### What you have to do
Give again the entries below exactly, beginning at the first line and ending at the line with "85.85, 85.65, 85.4]".

### Exercise data

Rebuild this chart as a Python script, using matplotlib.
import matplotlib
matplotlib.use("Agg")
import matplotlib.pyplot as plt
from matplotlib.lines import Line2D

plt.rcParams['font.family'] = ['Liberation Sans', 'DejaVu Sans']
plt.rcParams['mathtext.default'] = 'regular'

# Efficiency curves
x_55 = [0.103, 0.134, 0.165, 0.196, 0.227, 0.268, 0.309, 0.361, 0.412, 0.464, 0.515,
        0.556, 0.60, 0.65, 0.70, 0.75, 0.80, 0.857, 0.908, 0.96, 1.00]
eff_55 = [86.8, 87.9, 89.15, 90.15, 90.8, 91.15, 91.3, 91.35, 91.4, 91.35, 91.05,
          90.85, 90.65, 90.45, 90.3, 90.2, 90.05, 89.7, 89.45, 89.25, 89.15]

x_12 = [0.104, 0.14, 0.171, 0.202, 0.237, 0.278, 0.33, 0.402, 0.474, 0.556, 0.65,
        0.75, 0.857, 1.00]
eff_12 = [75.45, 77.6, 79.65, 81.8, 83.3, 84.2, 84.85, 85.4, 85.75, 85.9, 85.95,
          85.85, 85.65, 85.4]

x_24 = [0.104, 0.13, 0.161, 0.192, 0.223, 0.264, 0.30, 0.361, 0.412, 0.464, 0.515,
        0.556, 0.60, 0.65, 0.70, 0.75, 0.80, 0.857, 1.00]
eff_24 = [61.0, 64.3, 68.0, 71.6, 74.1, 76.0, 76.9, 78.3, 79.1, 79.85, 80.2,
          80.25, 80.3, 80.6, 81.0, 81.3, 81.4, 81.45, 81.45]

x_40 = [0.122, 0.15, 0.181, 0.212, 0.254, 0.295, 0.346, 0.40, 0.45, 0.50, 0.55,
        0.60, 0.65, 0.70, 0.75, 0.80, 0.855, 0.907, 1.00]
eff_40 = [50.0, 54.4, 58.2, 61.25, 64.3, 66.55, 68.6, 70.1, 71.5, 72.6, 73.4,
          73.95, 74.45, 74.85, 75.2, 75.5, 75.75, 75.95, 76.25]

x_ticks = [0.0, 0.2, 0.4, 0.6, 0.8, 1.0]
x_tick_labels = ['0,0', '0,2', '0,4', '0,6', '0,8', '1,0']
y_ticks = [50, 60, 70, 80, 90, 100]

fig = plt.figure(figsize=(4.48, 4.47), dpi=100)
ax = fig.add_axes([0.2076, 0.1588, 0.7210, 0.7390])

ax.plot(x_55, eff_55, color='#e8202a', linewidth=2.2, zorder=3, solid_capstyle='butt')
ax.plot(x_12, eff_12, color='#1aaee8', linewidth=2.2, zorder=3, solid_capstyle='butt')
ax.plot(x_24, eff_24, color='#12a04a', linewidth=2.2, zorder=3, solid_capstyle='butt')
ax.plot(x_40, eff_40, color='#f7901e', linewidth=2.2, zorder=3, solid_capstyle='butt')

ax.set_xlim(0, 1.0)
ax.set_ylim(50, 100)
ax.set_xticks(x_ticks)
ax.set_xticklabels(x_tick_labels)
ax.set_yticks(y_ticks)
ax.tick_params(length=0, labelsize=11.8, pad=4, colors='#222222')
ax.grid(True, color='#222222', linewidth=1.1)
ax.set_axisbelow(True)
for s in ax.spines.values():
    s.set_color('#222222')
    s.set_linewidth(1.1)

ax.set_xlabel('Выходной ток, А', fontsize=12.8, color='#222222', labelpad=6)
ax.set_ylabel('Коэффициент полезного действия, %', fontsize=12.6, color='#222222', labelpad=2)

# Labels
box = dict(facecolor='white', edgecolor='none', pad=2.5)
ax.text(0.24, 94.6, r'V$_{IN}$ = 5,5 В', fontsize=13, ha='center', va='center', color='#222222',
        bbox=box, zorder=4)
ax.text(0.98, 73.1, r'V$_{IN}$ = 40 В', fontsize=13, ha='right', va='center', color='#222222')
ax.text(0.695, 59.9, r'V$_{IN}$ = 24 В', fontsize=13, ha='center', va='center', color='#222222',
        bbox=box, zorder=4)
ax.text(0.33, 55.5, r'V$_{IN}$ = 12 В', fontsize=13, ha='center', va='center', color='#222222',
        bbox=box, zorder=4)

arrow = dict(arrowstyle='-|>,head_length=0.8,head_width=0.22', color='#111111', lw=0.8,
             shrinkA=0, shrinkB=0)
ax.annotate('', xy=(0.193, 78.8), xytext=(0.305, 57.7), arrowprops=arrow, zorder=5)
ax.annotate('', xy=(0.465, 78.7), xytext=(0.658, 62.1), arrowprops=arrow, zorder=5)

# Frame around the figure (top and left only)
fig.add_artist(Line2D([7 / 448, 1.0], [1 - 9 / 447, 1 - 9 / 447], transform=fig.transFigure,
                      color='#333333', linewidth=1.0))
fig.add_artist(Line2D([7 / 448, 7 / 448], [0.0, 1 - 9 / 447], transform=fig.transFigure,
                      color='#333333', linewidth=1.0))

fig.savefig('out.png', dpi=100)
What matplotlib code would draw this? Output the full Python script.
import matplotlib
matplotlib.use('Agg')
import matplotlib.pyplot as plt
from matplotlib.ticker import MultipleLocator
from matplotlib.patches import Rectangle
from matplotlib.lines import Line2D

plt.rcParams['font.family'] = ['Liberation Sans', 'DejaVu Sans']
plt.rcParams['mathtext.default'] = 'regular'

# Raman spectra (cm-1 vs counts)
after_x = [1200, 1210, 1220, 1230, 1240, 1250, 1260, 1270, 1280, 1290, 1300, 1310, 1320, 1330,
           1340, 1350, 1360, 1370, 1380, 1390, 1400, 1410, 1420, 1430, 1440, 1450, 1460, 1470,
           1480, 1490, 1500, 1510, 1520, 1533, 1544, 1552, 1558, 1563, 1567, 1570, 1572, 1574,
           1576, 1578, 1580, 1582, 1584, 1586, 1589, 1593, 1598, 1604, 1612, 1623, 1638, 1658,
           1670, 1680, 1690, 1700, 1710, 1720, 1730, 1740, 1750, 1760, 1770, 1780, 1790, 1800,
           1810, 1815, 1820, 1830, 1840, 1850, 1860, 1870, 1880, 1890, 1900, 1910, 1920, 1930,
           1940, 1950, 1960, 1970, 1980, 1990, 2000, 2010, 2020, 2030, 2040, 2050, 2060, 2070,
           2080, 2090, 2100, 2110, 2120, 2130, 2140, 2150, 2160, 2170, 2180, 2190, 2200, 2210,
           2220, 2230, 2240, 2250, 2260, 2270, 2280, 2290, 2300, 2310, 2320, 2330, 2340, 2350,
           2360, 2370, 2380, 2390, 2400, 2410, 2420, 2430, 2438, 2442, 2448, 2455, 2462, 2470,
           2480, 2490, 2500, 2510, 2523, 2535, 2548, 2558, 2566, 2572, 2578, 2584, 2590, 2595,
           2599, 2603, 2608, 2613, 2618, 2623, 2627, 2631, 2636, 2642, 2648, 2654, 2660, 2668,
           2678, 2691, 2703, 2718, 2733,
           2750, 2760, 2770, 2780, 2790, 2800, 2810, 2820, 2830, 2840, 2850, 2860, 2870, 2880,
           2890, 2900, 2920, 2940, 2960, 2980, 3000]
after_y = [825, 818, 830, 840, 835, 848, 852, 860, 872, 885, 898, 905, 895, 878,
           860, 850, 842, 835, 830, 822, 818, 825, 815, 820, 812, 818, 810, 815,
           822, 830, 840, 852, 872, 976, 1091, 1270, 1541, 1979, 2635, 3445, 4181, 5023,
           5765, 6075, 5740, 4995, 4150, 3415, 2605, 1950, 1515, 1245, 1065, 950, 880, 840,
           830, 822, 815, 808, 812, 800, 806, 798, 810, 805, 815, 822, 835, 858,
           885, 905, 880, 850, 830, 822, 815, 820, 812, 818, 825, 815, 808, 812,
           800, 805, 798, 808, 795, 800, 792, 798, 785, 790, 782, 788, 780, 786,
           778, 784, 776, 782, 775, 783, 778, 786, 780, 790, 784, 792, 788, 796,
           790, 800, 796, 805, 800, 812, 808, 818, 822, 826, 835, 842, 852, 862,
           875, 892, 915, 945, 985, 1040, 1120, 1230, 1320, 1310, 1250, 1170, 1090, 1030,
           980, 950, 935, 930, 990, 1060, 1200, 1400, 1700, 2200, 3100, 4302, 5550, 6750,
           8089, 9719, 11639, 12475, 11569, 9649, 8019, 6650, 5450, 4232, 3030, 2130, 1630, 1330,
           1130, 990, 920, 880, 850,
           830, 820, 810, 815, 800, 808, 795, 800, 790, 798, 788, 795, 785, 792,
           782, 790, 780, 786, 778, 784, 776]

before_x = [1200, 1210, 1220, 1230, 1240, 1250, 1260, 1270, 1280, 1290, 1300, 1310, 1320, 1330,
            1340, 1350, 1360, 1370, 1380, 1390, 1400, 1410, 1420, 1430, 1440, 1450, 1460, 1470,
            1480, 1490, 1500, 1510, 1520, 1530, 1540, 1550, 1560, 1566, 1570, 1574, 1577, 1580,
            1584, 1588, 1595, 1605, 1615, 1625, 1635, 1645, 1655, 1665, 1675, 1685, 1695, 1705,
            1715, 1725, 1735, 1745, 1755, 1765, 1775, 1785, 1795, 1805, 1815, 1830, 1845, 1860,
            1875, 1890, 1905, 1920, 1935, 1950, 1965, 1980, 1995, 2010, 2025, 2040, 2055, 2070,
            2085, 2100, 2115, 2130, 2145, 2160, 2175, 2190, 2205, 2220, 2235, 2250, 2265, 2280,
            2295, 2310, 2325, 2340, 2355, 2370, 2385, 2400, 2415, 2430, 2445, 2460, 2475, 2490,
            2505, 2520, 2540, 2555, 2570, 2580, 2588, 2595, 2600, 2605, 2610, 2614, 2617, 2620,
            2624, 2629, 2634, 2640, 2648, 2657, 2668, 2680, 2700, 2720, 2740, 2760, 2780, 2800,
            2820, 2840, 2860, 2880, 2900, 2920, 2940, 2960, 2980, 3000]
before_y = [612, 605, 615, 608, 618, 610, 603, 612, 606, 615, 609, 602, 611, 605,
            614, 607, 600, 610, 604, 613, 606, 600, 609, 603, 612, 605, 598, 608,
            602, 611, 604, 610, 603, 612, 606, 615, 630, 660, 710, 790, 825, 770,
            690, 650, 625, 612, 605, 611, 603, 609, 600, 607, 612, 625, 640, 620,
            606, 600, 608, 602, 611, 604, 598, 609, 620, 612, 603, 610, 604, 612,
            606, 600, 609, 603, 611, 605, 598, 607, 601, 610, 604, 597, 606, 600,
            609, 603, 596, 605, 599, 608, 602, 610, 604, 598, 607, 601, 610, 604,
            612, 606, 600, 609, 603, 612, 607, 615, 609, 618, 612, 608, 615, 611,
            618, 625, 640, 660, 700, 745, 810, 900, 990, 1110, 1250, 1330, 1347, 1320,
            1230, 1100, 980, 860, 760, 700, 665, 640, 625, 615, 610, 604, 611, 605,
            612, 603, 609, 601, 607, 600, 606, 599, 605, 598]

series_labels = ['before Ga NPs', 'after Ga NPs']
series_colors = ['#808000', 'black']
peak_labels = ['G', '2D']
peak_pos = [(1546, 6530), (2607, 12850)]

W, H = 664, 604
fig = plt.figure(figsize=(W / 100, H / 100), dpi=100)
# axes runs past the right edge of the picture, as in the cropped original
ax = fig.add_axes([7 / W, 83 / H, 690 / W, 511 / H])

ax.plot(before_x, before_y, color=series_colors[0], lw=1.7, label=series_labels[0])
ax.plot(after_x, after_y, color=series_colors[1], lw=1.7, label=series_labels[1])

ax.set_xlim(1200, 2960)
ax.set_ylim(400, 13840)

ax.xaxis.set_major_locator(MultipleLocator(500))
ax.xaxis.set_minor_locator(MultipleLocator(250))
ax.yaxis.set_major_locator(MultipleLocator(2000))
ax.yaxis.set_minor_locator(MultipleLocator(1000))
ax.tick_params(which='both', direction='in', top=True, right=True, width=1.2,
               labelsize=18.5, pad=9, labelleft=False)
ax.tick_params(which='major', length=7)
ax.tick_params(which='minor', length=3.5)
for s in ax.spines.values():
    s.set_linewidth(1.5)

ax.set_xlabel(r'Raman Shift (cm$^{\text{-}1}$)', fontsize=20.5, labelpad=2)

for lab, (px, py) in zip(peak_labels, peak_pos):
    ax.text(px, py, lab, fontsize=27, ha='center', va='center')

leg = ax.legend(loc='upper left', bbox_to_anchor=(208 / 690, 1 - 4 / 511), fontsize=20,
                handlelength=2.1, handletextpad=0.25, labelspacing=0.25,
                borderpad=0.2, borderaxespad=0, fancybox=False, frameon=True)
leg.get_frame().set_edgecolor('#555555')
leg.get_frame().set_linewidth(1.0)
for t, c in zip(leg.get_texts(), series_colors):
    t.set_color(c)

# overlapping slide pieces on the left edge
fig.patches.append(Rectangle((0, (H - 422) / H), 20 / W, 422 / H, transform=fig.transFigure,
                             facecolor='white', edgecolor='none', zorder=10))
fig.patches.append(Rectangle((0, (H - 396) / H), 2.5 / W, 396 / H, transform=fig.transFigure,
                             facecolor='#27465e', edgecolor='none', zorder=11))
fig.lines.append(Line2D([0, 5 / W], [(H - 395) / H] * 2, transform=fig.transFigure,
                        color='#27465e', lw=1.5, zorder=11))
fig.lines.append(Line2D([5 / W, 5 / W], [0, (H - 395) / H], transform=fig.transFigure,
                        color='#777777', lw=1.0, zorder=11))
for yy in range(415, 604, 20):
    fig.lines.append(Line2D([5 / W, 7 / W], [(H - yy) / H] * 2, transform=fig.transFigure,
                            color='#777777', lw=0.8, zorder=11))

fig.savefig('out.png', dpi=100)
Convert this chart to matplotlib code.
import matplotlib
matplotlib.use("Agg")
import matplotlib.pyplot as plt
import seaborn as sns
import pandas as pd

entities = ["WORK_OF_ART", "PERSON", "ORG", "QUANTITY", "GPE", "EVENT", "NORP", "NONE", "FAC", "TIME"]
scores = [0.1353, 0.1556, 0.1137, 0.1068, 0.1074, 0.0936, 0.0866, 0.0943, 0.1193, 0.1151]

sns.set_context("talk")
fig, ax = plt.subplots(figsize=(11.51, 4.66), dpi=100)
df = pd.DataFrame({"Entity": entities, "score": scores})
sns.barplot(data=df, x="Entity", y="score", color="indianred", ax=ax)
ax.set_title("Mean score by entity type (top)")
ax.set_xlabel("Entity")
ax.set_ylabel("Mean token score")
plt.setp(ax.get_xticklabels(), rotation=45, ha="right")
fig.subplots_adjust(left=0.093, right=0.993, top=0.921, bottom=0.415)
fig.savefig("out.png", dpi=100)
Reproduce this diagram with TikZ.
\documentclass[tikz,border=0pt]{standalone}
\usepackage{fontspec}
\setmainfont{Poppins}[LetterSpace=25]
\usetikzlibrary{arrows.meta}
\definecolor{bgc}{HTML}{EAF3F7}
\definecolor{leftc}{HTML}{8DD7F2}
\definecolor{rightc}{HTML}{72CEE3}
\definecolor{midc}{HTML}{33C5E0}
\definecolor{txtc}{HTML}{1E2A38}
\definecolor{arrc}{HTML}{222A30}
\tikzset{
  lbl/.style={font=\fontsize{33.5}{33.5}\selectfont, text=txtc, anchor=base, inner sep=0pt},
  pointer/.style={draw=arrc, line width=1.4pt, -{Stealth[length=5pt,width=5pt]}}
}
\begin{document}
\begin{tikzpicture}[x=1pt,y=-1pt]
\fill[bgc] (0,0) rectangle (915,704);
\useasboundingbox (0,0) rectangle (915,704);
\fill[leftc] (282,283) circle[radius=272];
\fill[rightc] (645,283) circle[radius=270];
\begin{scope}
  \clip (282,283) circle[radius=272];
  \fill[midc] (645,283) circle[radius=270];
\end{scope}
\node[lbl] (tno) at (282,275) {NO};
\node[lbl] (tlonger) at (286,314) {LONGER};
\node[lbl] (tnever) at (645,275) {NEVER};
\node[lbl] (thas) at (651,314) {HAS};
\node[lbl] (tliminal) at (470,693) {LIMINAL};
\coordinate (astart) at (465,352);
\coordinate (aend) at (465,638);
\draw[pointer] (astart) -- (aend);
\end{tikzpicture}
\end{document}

### Written response
Rebuild this chart as a Python script, using matplotlib.
import matplotlib
matplotlib.use("Agg")
import matplotlib.pyplot as plt
from matplotlib.lines import Line2D

plt.rcParams['font.family'] = ['Liberation Sans', 'DejaVu Sans']
plt.rcParams['mathtext.default'] = 'regular'

# Efficiency curves
x_55 = [0.103, 0.134, 0.165, 0.196, 0.227, 0.268, 0.309, 0.361, 0.412, 0.464, 0.515,
        0.556, 0.60, 0.65, 0.70, 0.75, 0.80, 0.857, 0.908, 0.96, 1.00]
eff_55 = [86.8, 87.9, 89.15, 90.15, 90.8, 91.15, 91.3, 91.35, 91.4, 91.35, 91.05,
          90.85, 90.65, 90.45, 90.3, 90.2, 90.05, 89.7, 89.45, 89.25, 89.15]

x_12 = [0.104, 0.14, 0.171, 0.202, 0.237, 0.278, 0.33, 0.402, 0.474, 0.556, 0.65,
        0.75, 0.857, 1.00]
eff_12 = [75.45, 77.6, 79.65, 81.8, 83.3, 84.2, 84.85, 85.4, 85.75, 85.9, 85.95,
          85.85, 85.65, 85.4]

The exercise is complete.